_PROMPT_
Identify and copy all lines of the material where the string "LaTeX" is found.

======== DATA SUPPLIED

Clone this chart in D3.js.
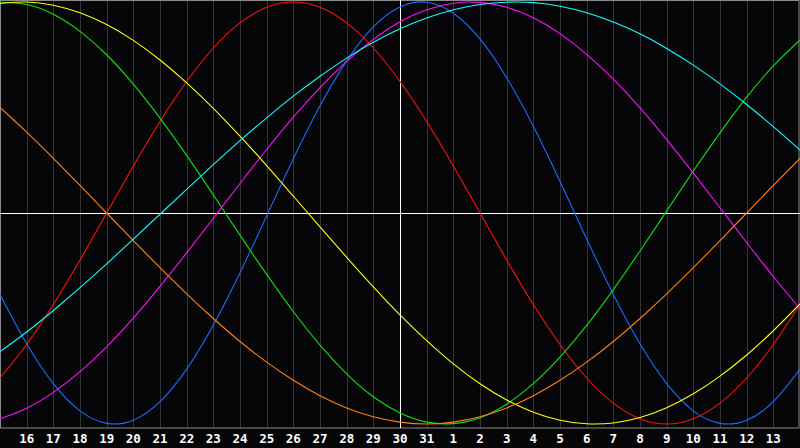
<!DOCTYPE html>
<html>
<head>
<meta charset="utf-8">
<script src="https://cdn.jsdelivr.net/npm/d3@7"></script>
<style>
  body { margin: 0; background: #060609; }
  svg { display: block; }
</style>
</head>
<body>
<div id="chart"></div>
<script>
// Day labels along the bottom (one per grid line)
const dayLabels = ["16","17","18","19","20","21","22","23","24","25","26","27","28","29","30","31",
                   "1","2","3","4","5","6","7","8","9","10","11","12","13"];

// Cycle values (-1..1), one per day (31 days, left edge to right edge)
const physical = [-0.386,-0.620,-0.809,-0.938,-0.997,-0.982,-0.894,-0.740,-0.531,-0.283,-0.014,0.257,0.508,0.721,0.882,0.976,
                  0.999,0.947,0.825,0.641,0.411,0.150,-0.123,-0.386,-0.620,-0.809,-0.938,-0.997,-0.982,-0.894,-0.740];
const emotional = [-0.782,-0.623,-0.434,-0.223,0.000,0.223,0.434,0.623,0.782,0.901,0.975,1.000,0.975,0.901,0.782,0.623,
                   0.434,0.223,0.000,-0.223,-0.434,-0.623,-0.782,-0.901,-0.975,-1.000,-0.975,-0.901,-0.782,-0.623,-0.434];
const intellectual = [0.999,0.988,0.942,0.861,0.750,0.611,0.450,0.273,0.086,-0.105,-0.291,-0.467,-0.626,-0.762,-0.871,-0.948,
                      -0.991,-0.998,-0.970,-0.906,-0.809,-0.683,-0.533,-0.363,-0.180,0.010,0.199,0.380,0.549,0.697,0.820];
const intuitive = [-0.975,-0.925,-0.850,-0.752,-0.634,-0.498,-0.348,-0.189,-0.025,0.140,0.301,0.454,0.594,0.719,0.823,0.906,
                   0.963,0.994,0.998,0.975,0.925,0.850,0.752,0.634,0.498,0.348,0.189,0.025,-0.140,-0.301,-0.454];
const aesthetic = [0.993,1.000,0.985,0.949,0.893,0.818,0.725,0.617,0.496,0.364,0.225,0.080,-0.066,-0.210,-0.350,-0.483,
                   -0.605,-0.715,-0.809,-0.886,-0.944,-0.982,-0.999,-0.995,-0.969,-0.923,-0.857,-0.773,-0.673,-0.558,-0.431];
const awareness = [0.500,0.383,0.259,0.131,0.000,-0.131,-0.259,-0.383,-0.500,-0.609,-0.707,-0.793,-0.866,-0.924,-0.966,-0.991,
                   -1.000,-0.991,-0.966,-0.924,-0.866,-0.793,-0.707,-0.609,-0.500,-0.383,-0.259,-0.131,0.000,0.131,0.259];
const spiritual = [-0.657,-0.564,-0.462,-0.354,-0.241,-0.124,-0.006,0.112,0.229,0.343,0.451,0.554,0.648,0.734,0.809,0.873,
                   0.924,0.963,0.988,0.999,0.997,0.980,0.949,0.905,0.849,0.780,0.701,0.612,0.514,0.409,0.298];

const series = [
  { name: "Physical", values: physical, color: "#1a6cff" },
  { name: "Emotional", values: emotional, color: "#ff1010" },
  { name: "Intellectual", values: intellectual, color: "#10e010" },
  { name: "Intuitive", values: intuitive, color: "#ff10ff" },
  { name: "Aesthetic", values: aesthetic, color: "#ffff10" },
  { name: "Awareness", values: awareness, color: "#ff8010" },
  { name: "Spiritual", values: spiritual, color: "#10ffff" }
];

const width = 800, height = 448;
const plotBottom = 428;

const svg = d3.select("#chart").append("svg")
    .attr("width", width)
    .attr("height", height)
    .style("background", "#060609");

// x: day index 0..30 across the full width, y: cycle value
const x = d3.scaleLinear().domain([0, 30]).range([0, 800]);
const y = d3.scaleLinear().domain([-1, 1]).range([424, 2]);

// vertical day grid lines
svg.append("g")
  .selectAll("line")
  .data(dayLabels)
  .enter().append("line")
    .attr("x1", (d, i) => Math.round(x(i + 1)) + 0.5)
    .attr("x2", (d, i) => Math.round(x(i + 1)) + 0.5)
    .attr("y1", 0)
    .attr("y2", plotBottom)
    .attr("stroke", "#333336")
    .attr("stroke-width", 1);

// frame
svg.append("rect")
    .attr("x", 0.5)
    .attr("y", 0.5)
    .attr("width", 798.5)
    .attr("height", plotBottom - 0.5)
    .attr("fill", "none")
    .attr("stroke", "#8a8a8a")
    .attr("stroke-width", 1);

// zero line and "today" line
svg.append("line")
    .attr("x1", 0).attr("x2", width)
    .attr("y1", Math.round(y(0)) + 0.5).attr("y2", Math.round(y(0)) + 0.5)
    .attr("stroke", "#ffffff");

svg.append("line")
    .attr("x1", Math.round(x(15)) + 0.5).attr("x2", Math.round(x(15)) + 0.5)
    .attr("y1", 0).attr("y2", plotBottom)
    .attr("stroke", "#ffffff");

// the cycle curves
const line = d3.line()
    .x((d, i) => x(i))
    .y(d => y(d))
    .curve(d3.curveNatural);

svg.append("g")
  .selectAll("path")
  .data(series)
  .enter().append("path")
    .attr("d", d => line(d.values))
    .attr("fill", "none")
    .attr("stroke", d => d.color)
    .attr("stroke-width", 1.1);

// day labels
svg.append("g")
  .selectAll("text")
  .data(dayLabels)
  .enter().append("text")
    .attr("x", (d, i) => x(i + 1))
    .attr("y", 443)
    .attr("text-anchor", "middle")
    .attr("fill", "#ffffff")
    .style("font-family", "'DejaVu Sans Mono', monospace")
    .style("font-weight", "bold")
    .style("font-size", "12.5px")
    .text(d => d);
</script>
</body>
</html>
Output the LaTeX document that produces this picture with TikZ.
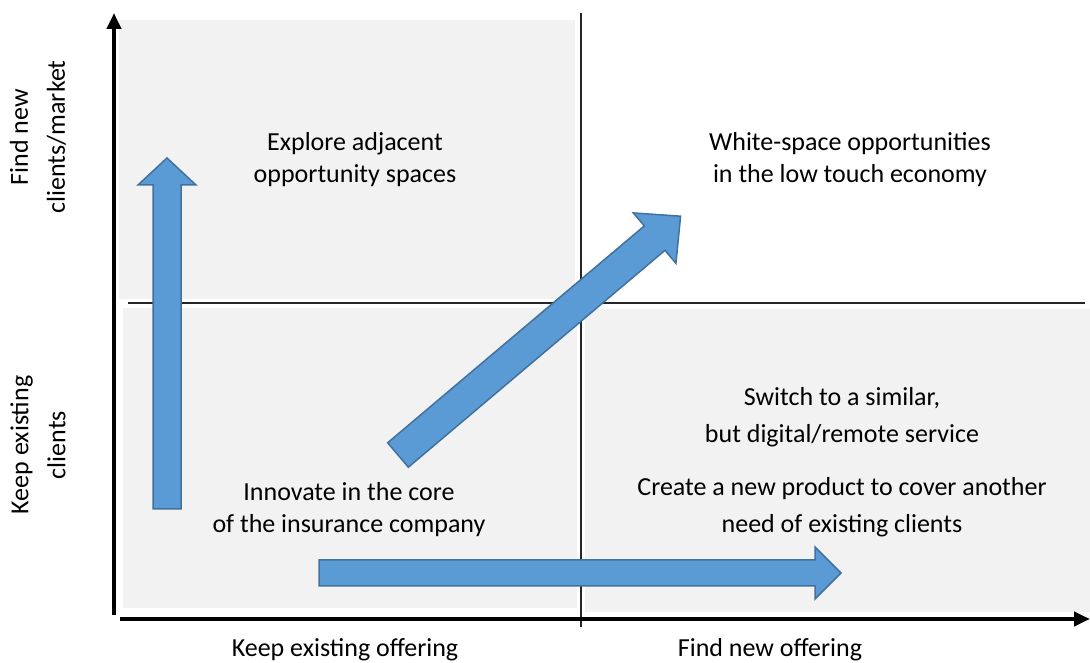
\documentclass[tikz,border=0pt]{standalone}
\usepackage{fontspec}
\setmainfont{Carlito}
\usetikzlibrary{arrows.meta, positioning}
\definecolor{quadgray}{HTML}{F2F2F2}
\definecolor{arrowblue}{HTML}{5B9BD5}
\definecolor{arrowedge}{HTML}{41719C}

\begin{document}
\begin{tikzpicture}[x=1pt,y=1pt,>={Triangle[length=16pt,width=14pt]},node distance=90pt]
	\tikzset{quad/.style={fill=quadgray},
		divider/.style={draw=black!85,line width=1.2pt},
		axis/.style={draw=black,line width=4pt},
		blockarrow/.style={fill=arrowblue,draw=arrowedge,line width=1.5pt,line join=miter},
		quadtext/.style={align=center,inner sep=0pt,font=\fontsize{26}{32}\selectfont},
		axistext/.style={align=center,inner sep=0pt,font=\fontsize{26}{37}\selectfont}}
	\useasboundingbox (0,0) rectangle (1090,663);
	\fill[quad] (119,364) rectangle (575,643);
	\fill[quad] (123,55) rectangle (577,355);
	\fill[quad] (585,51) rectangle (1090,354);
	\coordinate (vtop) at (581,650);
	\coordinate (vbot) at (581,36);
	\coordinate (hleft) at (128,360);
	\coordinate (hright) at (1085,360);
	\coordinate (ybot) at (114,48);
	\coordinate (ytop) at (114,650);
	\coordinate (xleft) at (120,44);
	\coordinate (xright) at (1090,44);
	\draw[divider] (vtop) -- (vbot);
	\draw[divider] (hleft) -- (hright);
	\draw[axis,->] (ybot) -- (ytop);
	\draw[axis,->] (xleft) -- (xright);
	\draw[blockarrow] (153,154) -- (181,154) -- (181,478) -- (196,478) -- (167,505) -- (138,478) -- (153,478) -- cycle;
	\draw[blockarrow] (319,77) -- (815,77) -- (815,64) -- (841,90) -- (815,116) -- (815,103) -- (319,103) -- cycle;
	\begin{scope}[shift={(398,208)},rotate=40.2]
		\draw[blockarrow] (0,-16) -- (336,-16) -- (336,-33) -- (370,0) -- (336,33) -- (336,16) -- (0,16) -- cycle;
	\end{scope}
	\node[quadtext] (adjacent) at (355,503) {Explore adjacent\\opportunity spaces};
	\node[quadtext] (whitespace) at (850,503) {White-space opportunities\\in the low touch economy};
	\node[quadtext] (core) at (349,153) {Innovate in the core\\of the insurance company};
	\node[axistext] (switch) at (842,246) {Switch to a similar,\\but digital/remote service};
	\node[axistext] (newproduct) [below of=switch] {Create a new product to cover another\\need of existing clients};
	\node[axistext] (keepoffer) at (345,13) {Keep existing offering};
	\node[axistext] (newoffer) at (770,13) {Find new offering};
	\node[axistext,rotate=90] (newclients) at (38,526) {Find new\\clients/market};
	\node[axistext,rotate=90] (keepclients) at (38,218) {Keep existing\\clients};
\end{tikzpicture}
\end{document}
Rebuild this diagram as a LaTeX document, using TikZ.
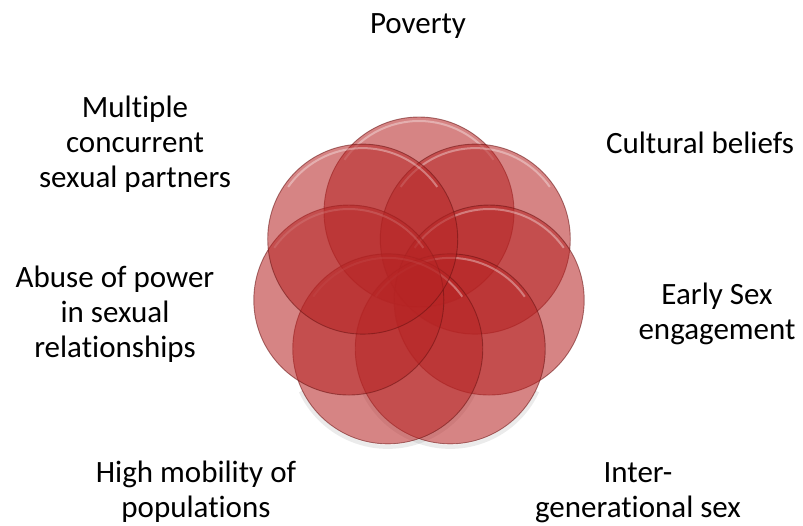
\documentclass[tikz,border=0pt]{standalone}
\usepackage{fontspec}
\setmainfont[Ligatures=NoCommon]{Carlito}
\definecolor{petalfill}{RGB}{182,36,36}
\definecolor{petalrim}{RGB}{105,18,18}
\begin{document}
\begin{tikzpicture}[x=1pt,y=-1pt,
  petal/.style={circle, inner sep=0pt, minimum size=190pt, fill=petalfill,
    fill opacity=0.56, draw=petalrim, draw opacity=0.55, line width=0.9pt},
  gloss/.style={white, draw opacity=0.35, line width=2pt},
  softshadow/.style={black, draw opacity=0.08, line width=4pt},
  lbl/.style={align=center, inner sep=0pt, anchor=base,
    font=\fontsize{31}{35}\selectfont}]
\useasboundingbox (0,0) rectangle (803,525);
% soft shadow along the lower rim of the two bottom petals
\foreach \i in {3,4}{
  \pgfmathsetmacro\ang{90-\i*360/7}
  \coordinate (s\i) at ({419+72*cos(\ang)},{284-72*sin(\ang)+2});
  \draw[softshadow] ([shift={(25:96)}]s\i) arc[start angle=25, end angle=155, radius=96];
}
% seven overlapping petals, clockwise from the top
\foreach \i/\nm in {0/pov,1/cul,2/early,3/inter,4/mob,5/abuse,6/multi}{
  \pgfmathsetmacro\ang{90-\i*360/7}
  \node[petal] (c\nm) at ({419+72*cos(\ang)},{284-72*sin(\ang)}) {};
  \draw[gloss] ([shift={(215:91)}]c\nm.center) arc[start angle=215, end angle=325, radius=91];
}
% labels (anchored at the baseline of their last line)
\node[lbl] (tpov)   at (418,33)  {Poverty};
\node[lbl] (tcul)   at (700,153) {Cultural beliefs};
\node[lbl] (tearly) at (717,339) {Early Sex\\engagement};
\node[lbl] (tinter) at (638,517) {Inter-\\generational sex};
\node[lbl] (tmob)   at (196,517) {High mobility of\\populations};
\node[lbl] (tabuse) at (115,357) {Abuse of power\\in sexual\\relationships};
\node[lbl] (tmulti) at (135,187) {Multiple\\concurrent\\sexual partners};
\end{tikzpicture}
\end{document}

================

_EXERCISE SOLUTION_
Output the LaTeX document that produces this picture with TikZ.
Rebuild this diagram as a LaTeX document, using TikZ.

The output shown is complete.